Let's be honest about what's actually happening. AI operators are getting very good at the stuff that made travel agencies profitable for decades: matching inventory to preferences, handling logistics, managing itineraries. This was never rocket science. It was valuable because humans had bandwidth limitations. Machines don't.

The comfortable take says: advisors will move upscale, focusing on high-touch, relationship-based luxury travel where human judgment matters. They'll become lifestyle consultants, not booking clerks.

But here's what worries me more.

Once AI commoditizes the planning layer, the entire pricing structure of travel accessibility shifts. When an algorithm can instantly optimize a week in Portugal for a family of four with specific dietary needs and accessibility requirements, the value proposition of expensive travel planning evaporates downward. The affluent client paying a travel advisor 10 percent commission suddenly realizes an AI assistant does 80 percent of that work for $20 a month.

What breaks next is the cross-subsidy model that has quietly propped up accessible travel options for decades.

Travel advisors, especially independent ones serving middle-income travelers, have historically bundled services. They'd spend significant time with a client planning a modest vacation, making modest margins, but that relationship economics worked because they also managed high-net-worth clients and corporate accounts with fatter margins. The revenue from one subsidized the time spent on the other.

AI doesn't need that subsidy model. It doesn't care if you're booking a $2,000 vacation or a $200,000 one.
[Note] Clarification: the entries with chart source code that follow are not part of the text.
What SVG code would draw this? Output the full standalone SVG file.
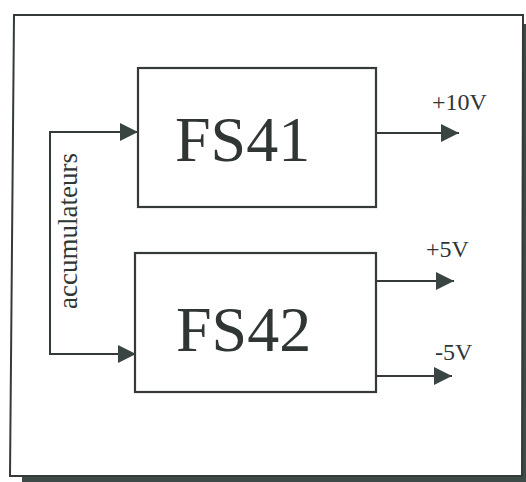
<svg xmlns="http://www.w3.org/2000/svg" width="526" height="482" viewBox="0 0 526 482">
<defs>
<style>
.ln{fill:none;stroke:#333a38;stroke-width:2}
.box{fill:#fff;stroke:#333a38;stroke-width:2.2}
.big{font-family:"Liberation Serif","Times New Roman",serif;font-size:64px;fill:#2f3634}
.lbl{font-family:"Liberation Serif","Times New Roman",serif;font-size:24px;fill:#2f3634}
.side{font-family:"Liberation Serif","Times New Roman",serif;font-size:27px;fill:#2f3634}
</style>
<marker id="ah" viewBox="0 0 18 18" refX="18" refY="9" markerWidth="18" markerHeight="18" markerUnits="userSpaceOnUse" orient="auto">
<path d="M0,0 L18,9 L0,18 Z" fill="#3a4543"/>
</marker>
</defs>
<rect width="526" height="482" fill="#fff"/>
<g id="frame">
<rect x="22" y="475" width="504" height="7" fill="#3d4a47"/>
<rect x="522" y="24" width="4" height="458" fill="#3d4a47"/>
<path d="M14,15 L523,15 L522,476 L10,476 Z" class="ln"/>
</g>
<g id="connectors">
<path d="M50,243 L50,132 L138,132" class="ln" marker-end="url(#ah)"/>
<path d="M50,243 L50,354 L136,354" class="ln" marker-end="url(#ah)"/>
<path d="M377,133 L459,133" class="ln" marker-end="url(#ah)"/>
<path d="M377,281 L454,281" class="ln" marker-end="url(#ah)"/>
<path d="M375,376 L452,376" class="ln" marker-end="url(#ah)"/>
</g>
<g id="FS41">
<rect x="138" y="68" width="238" height="139" class="box"/>
<text x="175" y="161" class="big">FS41</text>
</g>
<g id="FS42">
<rect x="135" y="253" width="241" height="139" class="box"/>
<text x="176" y="351" class="big">FS42</text>
</g>
<g id="labels">
<text x="432" y="110" class="lbl">+10V</text>
<text x="426" y="257" class="lbl">+5V</text>
<text x="435" y="360" class="lbl">-5V</text>
<text transform="translate(77,309) rotate(-90)" class="side">accumulateurs</text>
</g>
</svg>
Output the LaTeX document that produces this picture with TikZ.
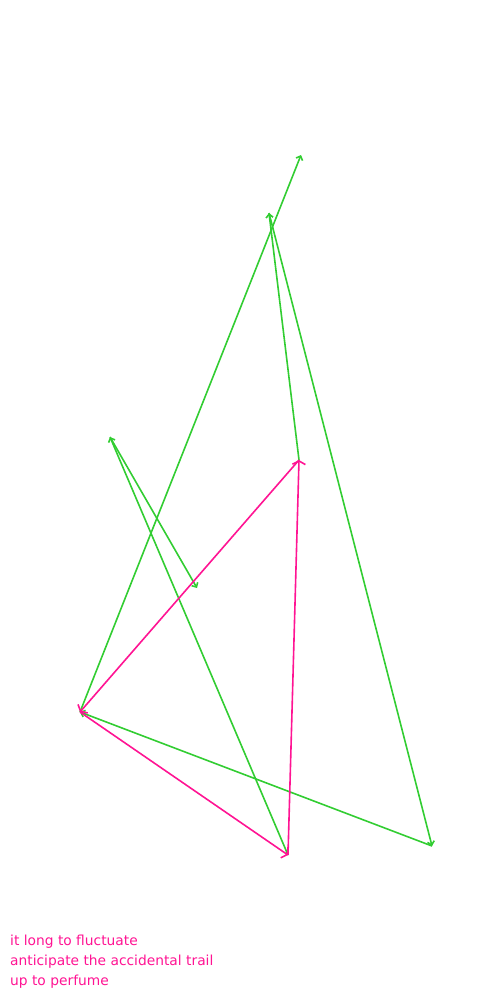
\documentclass[tikz,border=0pt]{standalone}
\usepackage{fontspec}
\setmainfont{DejaVu Sans}
\usetikzlibrary{arrows.meta}
\definecolor{gr}{RGB}{50,205,50}
\definecolor{pk}{RGB}{255,20,147}
\begin{document}
\begin{tikzpicture}[x=1pt,y=-1pt,
  gedge/.style={draw=gr,line width=1.6pt,-{Straight Barb[length=3.5pt,width=7pt]}},
  pedge/.style={draw=pk,line width=1.6pt,-{Straight Barb[length=3.5pt,width=13pt]}},
  lbl/.style={text=pk,font=\fontsize{13.8}{20}\selectfont,align=left,anchor=north west,inner sep=0pt}]
\useasboundingbox (0,0) rectangle (500,1000);
\coordinate (a) at (301,155);
\coordinate (b) at (269,213);
\coordinate (c) at (110,437);
\coordinate (d) at (197,588);
\coordinate (e) at (299,460);
\coordinate (f) at (80,712);
\coordinate (g) at (288,855);
\coordinate (h) at (432,846);
\draw[gedge] (f) -- (a);
\draw[gedge] (e) -- (b);
\draw[gedge] (b) -- (h);
\draw[gedge] (c) -- (d);
\draw[gedge] (g) -- (c);
\draw[gedge] (h) -- (f);
\draw[pedge] (e) -- (f);
\draw[pedge] (f) -- (g);
\draw[pedge] (g) -- (e);
\node[lbl] (t) at (10,935) {it long to fluctuate\\anticipate the accidental trail\\up to perfume};
\end{tikzpicture}
\end{document}
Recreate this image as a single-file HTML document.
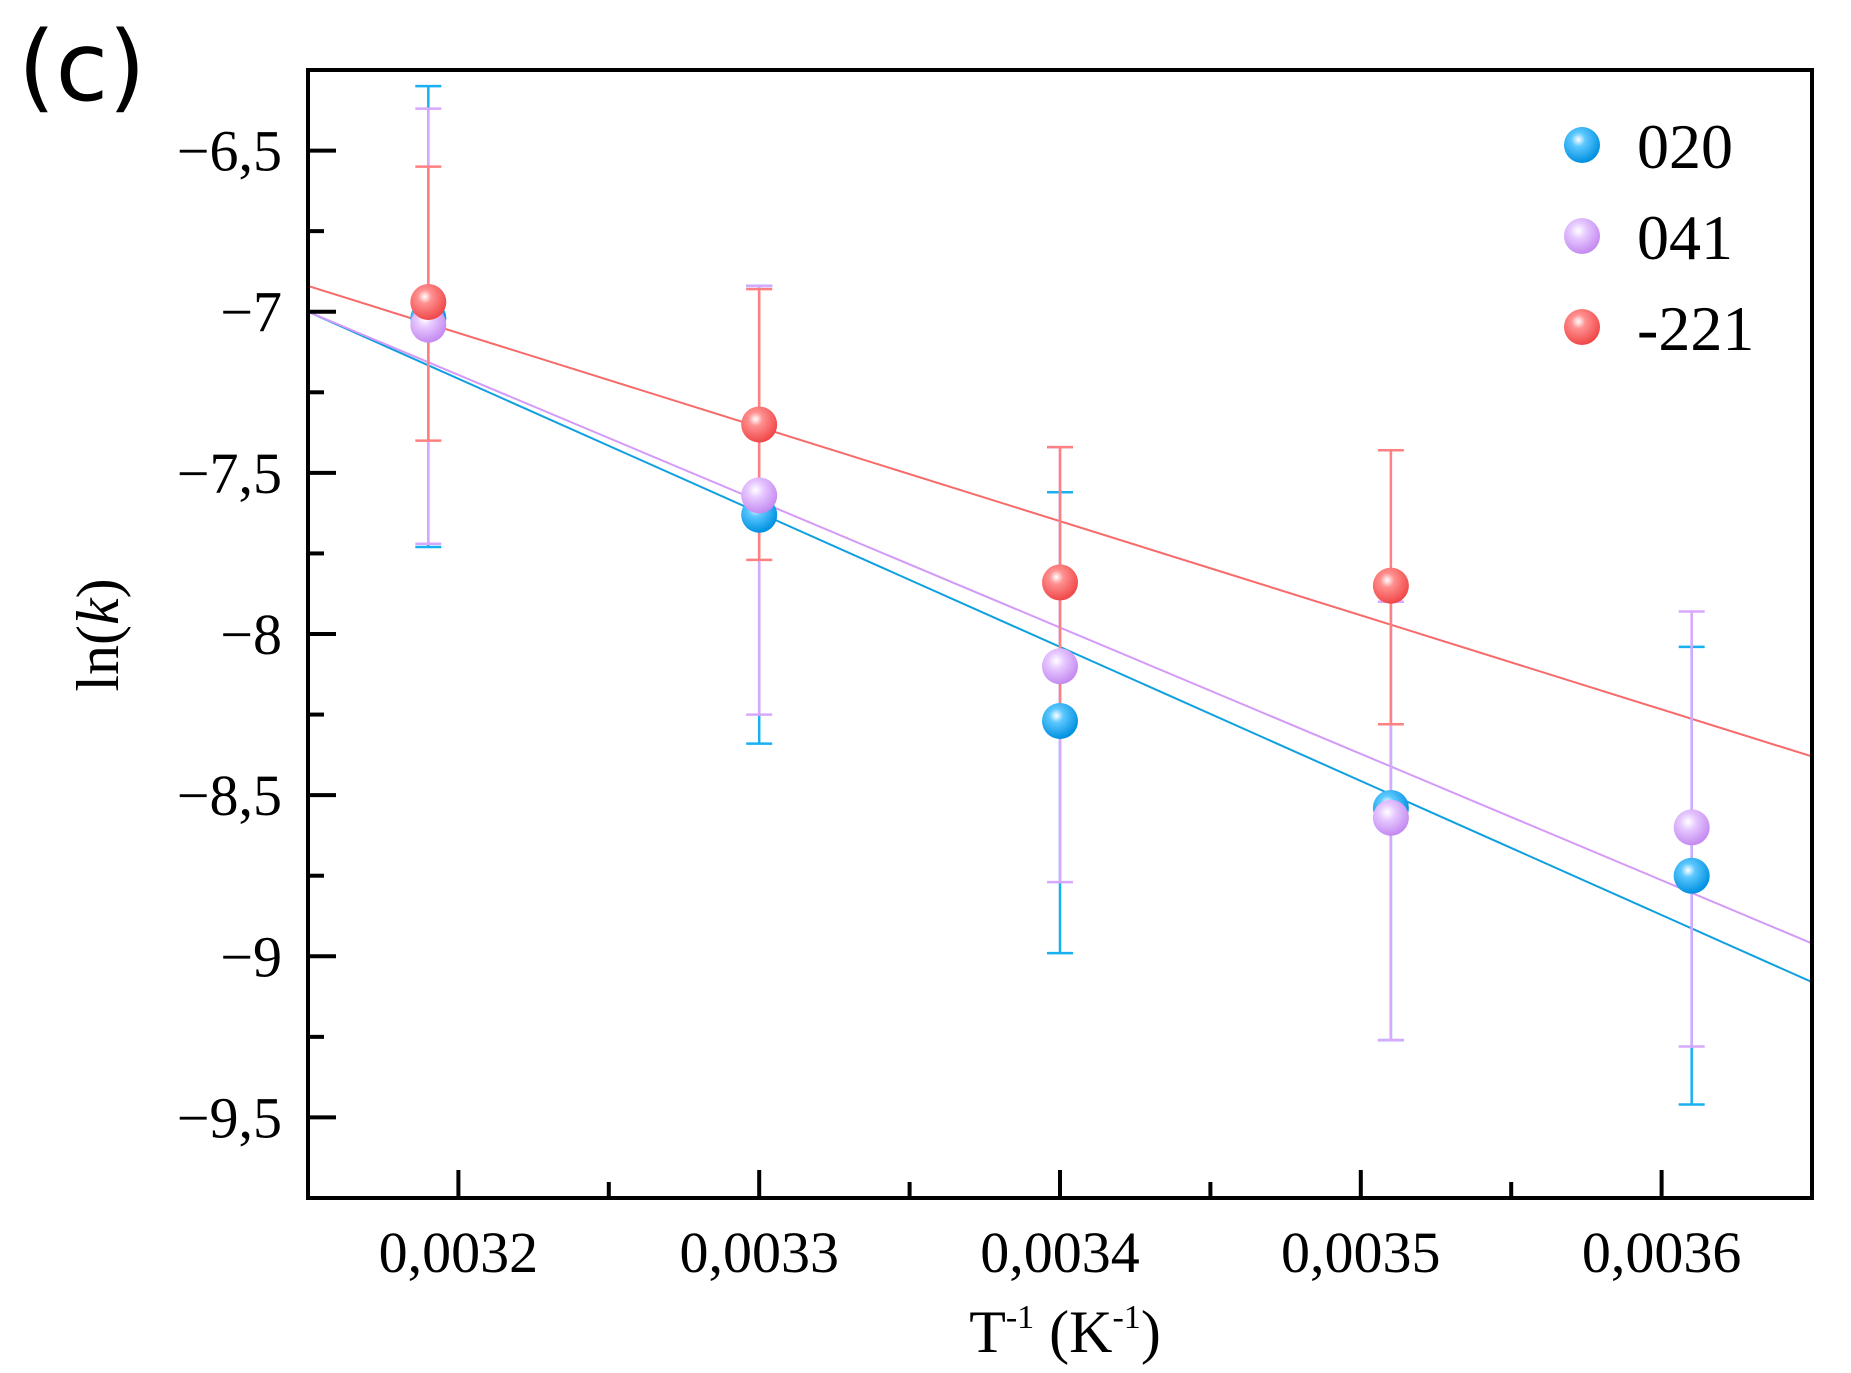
<!DOCTYPE html>
<html><head><meta charset="utf-8"><style>
html,body{margin:0;padding:0;background:#fff;}
svg{display:block;}
text{font-family:"Liberation Serif",serif;fill:#000;}
</style></head><body>
<svg id="chart" width="1851" height="1373" viewBox="0 0 1851 1373" xmlns="http://www.w3.org/2000/svg">
<defs>
<radialGradient id="gBlue" cx="0.4" cy="0.35" r="0.65"><stop offset="0" stop-color="#fff"/><stop offset="0.3" stop-color="#5cc8ff"/><stop offset="1" stop-color="#0090e0"/></radialGradient>
<radialGradient id="gPurple" cx="0.4" cy="0.35" r="0.65"><stop offset="0" stop-color="#fff"/><stop offset="0.35" stop-color="#e6c8ff"/><stop offset="1" stop-color="#c48af0"/></radialGradient>
<radialGradient id="gRed" cx="0.4" cy="0.35" r="0.65"><stop offset="0" stop-color="#fff"/><stop offset="0.3" stop-color="#ff9090"/><stop offset="1" stop-color="#f04848"/></radialGradient>
</defs>
<text x="18" y="100" font-size="96" style="font-family:'DejaVu Sans',sans-serif">(c)</text>
<g id="plot"></g>
<text x="1065" y="1352" font-size="60" text-anchor="middle">T<tspan font-size="34" dy="-24">-1</tspan><tspan dy="24"> (K</tspan><tspan font-size="34" dy="-24">-1</tspan><tspan dy="24">)</tspan></text>
<text transform="translate(118,635) rotate(-90)" font-size="60" text-anchor="middle">ln(<tspan font-style="italic">k</tspan>)</text>
</svg>
<script>
const xVals = [0.00319, 0.0033, 0.0034, 0.00351, 0.00361];
const s020 = [-7.02, -7.63, -8.27, -8.54, -8.75];
const s020Hi = [-6.30, -6.92, -7.56, -7.82, -8.04];
const s020Lo = [-7.73, -8.34, -8.99, -9.26, -9.46];
const s041 = [-7.04, -7.57, -8.10, -8.57, -8.60];
const s041Hi = [-6.37, -6.92, -7.42, -7.90, -7.93];
const s041Lo = [-7.72, -8.25, -8.77, -9.26, -9.28];
const s221 = [-6.97, -7.35, -7.84, -7.85];
const s221Hi = [-6.55, -6.93, -7.42, -7.43];
const s221Lo = [-7.40, -7.77, -8.27, -8.28];
const fitX = [0.00315, 0.00365];
const fit020 = [-7.00, -9.08];
const fit041 = [-7.00, -8.96];
const fit221 = [-6.92, -8.38];
const xTicks = [0.0032, 0.0033, 0.0034, 0.0035, 0.0036];
const xTickLabels = ["0,0032", "0,0033", "0,0034", "0,0035", "0,0036"];
const yTicks = [-6.5, -7, -7.5, -8, -8.5, -9, -9.5];
const yTickLabels = ["\u22126,5", "\u22127", "\u22127,5", "\u22128", "\u22128,5", "\u22129", "\u22129,5"];
const legendLabels = ["020", "041", "-221"];

const L=308, R=1812, T=70, B=1198;
const xMin=0.00315, xMax=0.00365, yMin=-9.75, yMax=-6.25;
const X = v => L + (v - xMin) / (xMax - xMin) * (R - L);
const Y = v => T + (yMax - v) / (yMax - yMin) * (B - T);
const NS="http://www.w3.org/2000/svg";
const g=document.getElementById('plot');
function mk(tag, attrs, parent){const e=document.createElementNS(NS,tag);for(const k in attrs)e.setAttribute(k,attrs[k]);(parent||g).appendChild(e);return e;}

const fits=[[fit020,'#10a0e0'],[fit041,'#d49af8'],[fit221,'#f86a6a']];
const fitNames=['fit-line-020','fit-line-041','fit-line-221'];
fits.forEach((f,i)=>{
  const e=mk('line',{x1:X(fitX[0]),y1:Y(f[0][0]),x2:X(fitX[1]),y2:Y(f[0][1]),stroke:f[1],'stroke-width':2});
  
  
});

const series=[
 {v:s020,hi:s020Hi,lo:s020Lo,c:'#18b0f0',g:'url(#gBlue)',n:'020'},
 {v:s041,hi:s041Hi,lo:s041Lo,c:'#d8a8ff',g:'url(#gPurple)',n:'041'},
 {v:s221,hi:s221Hi,lo:s221Lo,c:'#ff8080',g:'url(#gRed)',n:'221'}
];
series.forEach(s=>{
  s.v.forEach((v,i)=>{
    const x=X(xVals[i]);
    const eb=mk('g',{stroke:s.c,'stroke-width':2.5,fill:'none'});
    
    
    mk('line',{x1:x,y1:Y(s.hi[i]),x2:x,y2:Y(s.lo[i])},eb);
    mk('line',{x1:x-13,y1:Y(s.hi[i]),x2:x+13,y2:Y(s.hi[i])},eb);
    mk('line',{x1:x-13,y1:Y(s.lo[i]),x2:x+13,y2:Y(s.lo[i])},eb);
  });
});
series.forEach(s=>{
  s.v.forEach((v,i)=>{
    const c=mk('circle',{cx:X(xVals[i]),cy:Y(v),r:18,fill:s.g});
    
    
  });
});

const fr=mk('rect',{x:L,y:T,width:R-L,height:B-T,fill:'none',stroke:'#000','stroke-width':4});



xTicks.forEach((t,i)=>{
  const x=X(t);
  const tk=mk('line',{x1:x,y1:B,x2:x,y2:B-28,stroke:'#000','stroke-width':4});
  
  
  const tx=mk('text',{x:x,y:1272,'font-size':58,'text-anchor':'middle'});
  tx.textContent=xTickLabels[i];
  
  
  if(i<xTicks.length-1){
    const xm=X(t+0.00005);
    const m=mk('line',{x1:xm,y1:B,x2:xm,y2:B-16,stroke:'#000','stroke-width':4});
    
    
  }
});
yTicks.forEach((t,i)=>{
  const y=Y(t);
  const tk=mk('line',{x1:L,y1:y,x2:L+28,y2:y,stroke:'#000','stroke-width':4});
  
  
  const tx=mk('text',{x:282,y:y+20,'font-size':58,'text-anchor':'end'});
  tx.textContent=yTickLabels[i];
  
  
  if(i<yTicks.length-1){
    const ym=Y(t-0.25);
    const m=mk('line',{x1:L,y1:ym,x2:L+16,y2:ym,stroke:'#000','stroke-width':4});
    
    
  }
});

const legFills=['url(#gBlue)','url(#gPurple)','url(#gRed)'];
legendLabels.forEach((lab,i)=>{
  const y=145+i*91;
  const lg=mk('g',{});
  
  
  mk('circle',{cx:1582,cy:y,r:18,fill:legFills[i]},lg);
  const t=mk('text',{x:1637,y:y+23,'font-size':64},lg);
  t.textContent=lab;
});
</script>
</body></html>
The margin is the same: nearly infinite.

So what happens to the travel advisor who built a business around the principle that every client deserves thoughtful planning, regardless of budget? When the AI option is cheaper, faster, and frankly better at optimization than human judgment, that advisor loses the volume that made cross-subsidy possible.

We're already seeing echoes of this in other industries. Amazon didn't just disrupt retail by being more efficient. It disrupted it by making profitability per transaction so low that the entire ecosystem of small bookstores, which had cross-subsidized community services, collapsed.

Travel could follow a similar path. The advisory relationships that served budget-conscious families, seniors planning their first big trip, or people who needed extra hand-holding to feel confident traveling might not disappear because of AI. They'll disappear because the economics that made serving them viable evaporates.

That's before we consider what happens to destination communities. Travel advisors have historically been champions of authentic, off-the-beaten-path recommendations. Not always for noble reasons, but because they had genuine local knowledge and genuine relationships. An AI trained on booking data will optimize for clicks, reviews, and profitability. It will concentrate travelers more densely, not disperse them.

The easy conversation is about what travel advisors need to learn. The harder conversation is about what we lose when the economic structure that supported distributed, personalized travel advice collapses.

That's the disruption worth watching.